The Story Of How The Wachowskis Landed The Matrix Is More Complex Than The Legend
With hype beginning to build for "The Matrix Resurrections," now is a good time to poke a hole in one of the biggest and most persistent myths about how writer/directors Lana and Lilly Wachowski convinced Warner Bros. to let them make the original 1999 movie. Let's lay out the legend behind the first film's creation and then get to the actual truth of how it got made.
The Legend
If you watched "The Matrix" in 1999 and were so blown away by it that you took to the Internet to find out everything you could about the mysterious filmmakers behind the movie, you probably came across a version of this story — a story that permeated cinephile circles so deeply that it is still believed by many today. The tale goes something like this: Chicago-based writer/directors Lana and Lilly Wachowski wrote "The Matrix" as a comic book, but quickly realized it should be a movie instead. With only one produced screenplay under their belts — the middling hitmen thriller "Assassins" — Warner Bros. would not let them direct such an ambitious science fiction project without proving their worth behind the camera. So they decided to make "Bound," a low-budget neo-noir about two lesbians who try to rip off the mob. That film was well received and liked by critics, and it proved to the studio that the Wachowskis were ready for the big leagues. WB gave them the go-ahead, and the rest is history.
The Truth
Except that's not quite how it happened. It turns out that story featured a little retrospective Hollywood myth-making, courtesy of "The Matrix" producer Joel Silver. When an interviewer asked them if "Bound" was indeed made as an audition piece to secure directing duties on "The Matrix," the duo rolled their eyes. "Joel made that up," Lana sighed.

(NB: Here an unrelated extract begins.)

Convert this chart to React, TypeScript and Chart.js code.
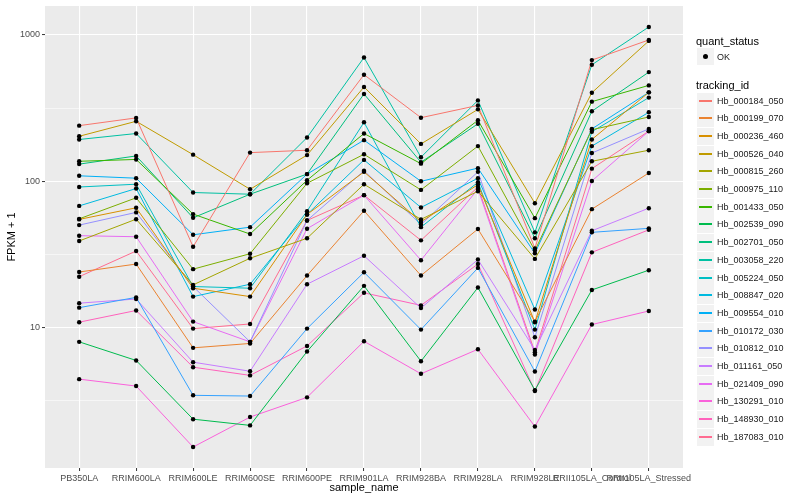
import React, { useEffect, useRef } from "react";
import { Chart, registerables } from "chart.js";

Chart.register(...registerables);

const FONT = '"Liberation Sans", Arial, Helvetica, sans-serif';

const categories = [
  "PB350LA",
  "RRIM600LA",
  "RRIM600LE",
  "RRIM600SE",
  "RRIM600PE",
  "RRIM901LA",
  "RRIM928BA",
  "RRIM928LA",
  "RRIM928LE",
  "RRII105LA_Control",
  "RRII105LA_Stressed",
];

const trackingIds = [
  "Hb_000184_050",
  "Hb_000199_070",
  "Hb_000236_460",
  "Hb_000526_040",
  "Hb_000815_260",
  "Hb_000975_110",
  "Hb_001433_050",
  "Hb_002539_090",
  "Hb_002701_050",
  "Hb_003058_220",
  "Hb_005224_050",
  "Hb_008847_020",
  "Hb_009554_010",
  "Hb_010172_030",
  "Hb_010812_010",
  "Hb_011161_050",
  "Hb_021409_090",
  "Hb_130291_010",
  "Hb_148930_010",
  "Hb_187083_010",
];

const seriesColors = [
  "#F8766D", "#EA8331", "#D89000", "#C09B00", "#A3A500",
  "#7CAE00", "#39B600", "#00BB4E", "#00BF7D", "#00C1A3",
  "#00BFC4", "#00BAE0", "#00B0F6", "#35A2FF", "#9590FF",
  "#C77CFF", "#E76BF3", "#FA62DB", "#FF62BC", "#FF6C91",
];

// FPKM + 1 per sample (order of categories)
const hb_000184_050 = [240, 271, 35.7, 157, 163, 535, 272, 330, 34.8, 673, 924];
const hb_000199_070 = [24.0, 27.2, 7.28, 7.8, 22.7, 62.9, 22.7, 47.2, 11.0, 64.5, 114];
const hb_000236_460 = [54.9, 65.9, 18.6, 16.3, 59.3, 116, 52.8, 94.9, 10.9, 193, 405];
const hb_000526_040 = [203, 257, 152, 88.2, 151, 441, 180, 310, 70.8, 403, 910];
const hb_000815_260 = [39.1, 55.1, 19.6, 29.8, 40.8, 95.5, 54.9, 85.5, 29.5, 137, 163];
const hb_000975_110 = [55.4, 77.1, 25.1, 32.0, 96.9, 153, 87.3, 174, 33.6, 225, 275];
const hb_001433_050 = [137, 141, 59.7, 43.6, 101.6, 212, 132, 261, 56, 350, 452];
const hb_002539_090 = [8.0, 5.97, 2.37, 2.15, 6.87, 19.3, 5.9, 18.8, 3.74, 18.1, 24.7];
const hb_002701_050 = [131, 149, 56.3, 81.6, 112, 395, 135, 247, 40.8, 301, 557];
const hb_003058_220 = [193, 212, 83.8, 81.6, 199, 701, 146, 357, 44.8, 625, 1133];
const hb_005224_050 = [91.4, 95.5, 19.1, 18.6, 62.5, 253, 48.6, 98.4, 9.7, 218, 373];
const hb_008847_020 = [67.9, 89.2, 16.3, 19.8, 59.3, 140, 66.2, 105, 13.3, 174, 296];
const hb_009554_010 = [109, 105, 43.1, 48.6, 112, 191, 100, 123, 32.2, 228, 405];
const hb_010172_030 = [13.7, 16.1, 3.45, 3.41, 9.85, 23.9, 9.7, 25.6, 5.02, 44.8, 47.7];
const hb_010812_010 = [50.2, 61.3, 19.1, 8.0, 54, 118, 50.7, 116, 8.6, 156, 228];
const hb_011161_050 = [14.7, 15.7, 5.81, 5.04, 19.8, 31.0, 13.6, 29.2, 7.05, 45.9, 65.5];
const hb_021409_090 = [42.5, 41.8, 11.0, 8.0, 47.4, 80.4, 28.9, 88.6, 6.55, 100.5, 220];
const hb_130291_010 = [4.45, 3.99, 1.53, 2.45, 3.34, 8.07, 4.84, 7.12, 2.11, 10.5, 13.0];
const hb_148930_010 = [10.9, 13.1, 5.37, 4.72, 7.5, 17.3, 14.2, 27.2, 3.69, 32.7, 46.6];
const hb_187083_010 = [22.3, 33.4, 9.85, 10.6, 54, 80.4, 39.5, 91.4, 6.8, 122, 220];

const seriesValues = [
  hb_000184_050, hb_000199_070, hb_000236_460, hb_000526_040, hb_000815_260,
  hb_000975_110, hb_001433_050, hb_002539_090, hb_002701_050, hb_003058_220,
  hb_005224_050, hb_008847_020, hb_009554_010, hb_010172_030, hb_010812_010,
  hb_011161_050, hb_021409_090, hb_130291_010, hb_148930_010, hb_187083_010,
];

const yMajorTicks = [10, 100, 1000];
const yMinorTicks = [3.1623, 31.623, 316.23];
const yMin = 1.0996;
const yMax = 1576;

const isMajor = (v: number) => yMajorTicks.some((m) => Math.abs(m - v) < 1e-6);

const panelPlugin = {
  id: "ggpanel",
  beforeDraw(chart: any) {
    const { ctx, chartArea: a } = chart;
    ctx.save();
    ctx.fillStyle = "#EBEBEB";
    ctx.fillRect(a.left, a.top, a.right - a.left, a.bottom - a.top);
    ctx.restore();
  },
  afterDraw(chart: any) {
    const { ctx, chartArea: a } = chart;
    ctx.save();
    ctx.fillStyle = "#000000";
    ctx.font = `11px ${FONT}`;
    ctx.textAlign = "center";
    ctx.textBaseline = "middle";
    ctx.fillText("sample_name", (a.left + a.right) / 2, 488);
    ctx.translate(12, (a.top + a.bottom) / 2);
    ctx.rotate(-Math.PI / 2);
    ctx.fillText("FPKM + 1", 0, 0);
    ctx.restore();
  },
};

export default function App() {
  const ref = useRef<HTMLCanvasElement | null>(null);

  useEffect(() => {
    if (!ref.current) return;
    const lineSets = seriesValues.map((vals, s) => ({
      type: "line" as const,
      label: trackingIds[s],
      data: vals.map((v, i) => ({ x: i, y: v })),
      borderColor: seriesColors[s],
      backgroundColor: seriesColors[s],
      borderWidth: 1,
      pointRadius: 0,
      fill: false,
      tension: 0,
      order: 1,
    }));
    const pointSet = {
      type: "scatter" as const,
      label: "OK",
      data: seriesValues.flatMap((vals) => vals.map((v, i) => ({ x: i, y: v }))),
      backgroundColor: "#000000",
      borderColor: "#000000",
      borderWidth: 0,
      pointRadius: 2.2,
      showLine: false,
      order: 0,
    };
    const chart = new Chart(ref.current, {
      type: "line",
      data: { datasets: [...lineSets, pointSet] as any },
      plugins: [panelPlugin],
      options: {
        animation: false,
        responsive: false,
        devicePixelRatio: 1,
        layout: { padding: { left: 0, right: 117, top: 6, bottom: 0 } },
        plugins: { legend: { display: false }, tooltip: { enabled: false } },
        scales: {
          x: {
            type: "linear",
            min: -0.6,
            max: 10.6,
            afterBuildTicks: (s: any) => {
              s.ticks = categories.map((_, i) => ({ value: i }));
            },
            afterFit: (s: any) => {
              s.height = 32;
              s.paddingLeft = 0;
              s.paddingRight = 0;
            },
            ticks: {
              autoSkip: false,
              maxRotation: 0,
              minRotation: 0,
              padding: 2,
              color: "#4D4D4D",
              font: { size: 9, family: FONT },
              callback: (v: any) => categories[Number(v)] ?? "",
            },
            grid: {
              color: "#FFFFFF",
              lineWidth: 1.1,
              drawTicks: true,
              tickLength: 3,
              tickColor: "#333333",
              tickWidth: 1,
            },
            border: { display: false },
          },
          y: {
            type: "logarithmic",
            min: yMin,
            max: yMax,
            afterBuildTicks: (s: any) => {
              s.ticks = [...yMinorTicks, ...yMajorTicks]
                .sort((a, b) => a - b)
                .map((v) => ({ value: v, major: isMajor(v) }));
            },
            afterFit: (s: any) => {
              s.width = 45;
              s.paddingTop = 0;
              s.paddingBottom = 0;
            },
            ticks: {
              padding: 2,
              color: "#4D4D4D",
              font: { size: 9, family: FONT },
              callback: (v: any) => (isMajor(Number(v)) ? String(Number(v)) : ""),
            },
            grid: {
              color: "#FFFFFF",
              lineWidth: (c: any) => (isMajor(c.tick?.value) ? 1.1 : 0.55),
              drawTicks: true,
              tickLength: 3,
              tickColor: (c: any) => (isMajor(c.tick?.value) ? "#333333" : "rgba(0,0,0,0)"),
              tickWidth: 1,
            },
            border: { display: false },
          },
        },
      } as any,
    });
    return () => chart.destroy();
  }, []);

  const keyTop0 = 100.7;
  const keyStep = 17.68;

  return (
    <div
      style={{
        position: "fixed",
        left: 0,
        top: 0,
        width: 800,
        height: 500,
        background: "#FFFFFF",
        fontFamily: FONT,
      }}
    >
      <canvas ref={ref} width={800} height={500} style={{ width: 800, height: 500, display: "block" }} />
      <div style={{ position: "absolute", left: 696, top: 35, height: 12, lineHeight: "12px", fontSize: 11, color: "#000" }}>
        quant_status
      </div>
      <div style={{ position: "absolute", left: 697, top: 48, width: 17, height: 17, background: "#F2F2F2" }}>
        <div style={{ position: "absolute", left: 6, top: 6, width: 5, height: 5, borderRadius: 3, background: "#000" }} />
      </div>
      <div style={{ position: "absolute", left: 717, top: 51, height: 12, lineHeight: "12px", fontSize: 9, color: "#1A1A1A" }}>
        OK
      </div>
      <div style={{ position: "absolute", left: 696, top: 79, height: 12, lineHeight: "12px", fontSize: 11, color: "#000" }}>
        tracking_id
      </div>
      {trackingIds.map((id, i) => {
        const c = Math.round(keyTop0 + i * keyStep);
        return (
          <React.Fragment key={id}>
            <div style={{ position: "absolute", left: 697, top: c - 8, width: 17, height: 17, background: "#F2F2F2" }}>
              <div style={{ position: "absolute", left: 2, top: 7, width: 13, height: 2, background: seriesColors[i] }} />
            </div>
            <div style={{ position: "absolute", left: 717, top: c - 6, height: 12, lineHeight: "12px", fontSize: 9, color: "#1A1A1A" }}>
              {id}
            </div>
          </React.Fragment>
        );
      })}
    </div>
  );
}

What really happened was that the siblings had a negative experience with "Assassins," a mostly forgettable movie that is probably best remembered for giving us this perfect Antonio Banderas gif that has become a staple of social media. Their script was essentially taken away from them and rewritten, but WGA rules prevented them from removing their names from the project; luckily, they escaped from that experience mostly unscathed and decided to focus on directing a movie themselves.
But it's easy to see why Silver's narrative about "Bound" being a trial run still persists. The movie is a tightly plotted, sizzling little thriller that features several elements the Wachowskis would later incorporate into "The Matrix." Some of the themes are similar — they're both movies about being trapped in more ways than one — and a few of the visuals could basically work in either project: Gina Gershon's leather jacket and short hair are like a proto-version of Trinity, and there are several shots of telephones, wallpaper, elevators, boots, and overhead hallways that would be basically repeated in "The Matrix." "Bound" is also where the Wachowskis first worked with "Matrix" cinematographer Bill Pope and actor Joey Pantaliano. As Lana said in an early interview:
"We sort of made it for people who are kind of like us who go to the movies a lot and are generally kind of bored by movies today. We tried to make a movie that was entertaining, that had sex and violence because we like sex and violence. And that had a lot of deeper intellectual concepts...We had this idea about a woman who you would see on the street and make a host of sexual assumptions and they would all be wrong and that sort of lent itself to this constant idea of surfaces and truth under surfaces."
Of course, exploring the truth under the surface is what "The Matrix" is all about.
So while it's clear that the two movies were made by the same filmmakers, the story of how they made the jump from one film to the next is not quite as clear cut as the easily digestible Hollywood mythology would have you believe. The WB brass was almost certainly impressed by what they were able to accomplish with "Bound" — it remains an extremely impressive movie (streaming now on Hulu and Paramount+!) — but the notion that it was made specifically to pass some sort of studio test? That's like a perfectly cooked steak in the Matrix: juicy, but ultimately fake.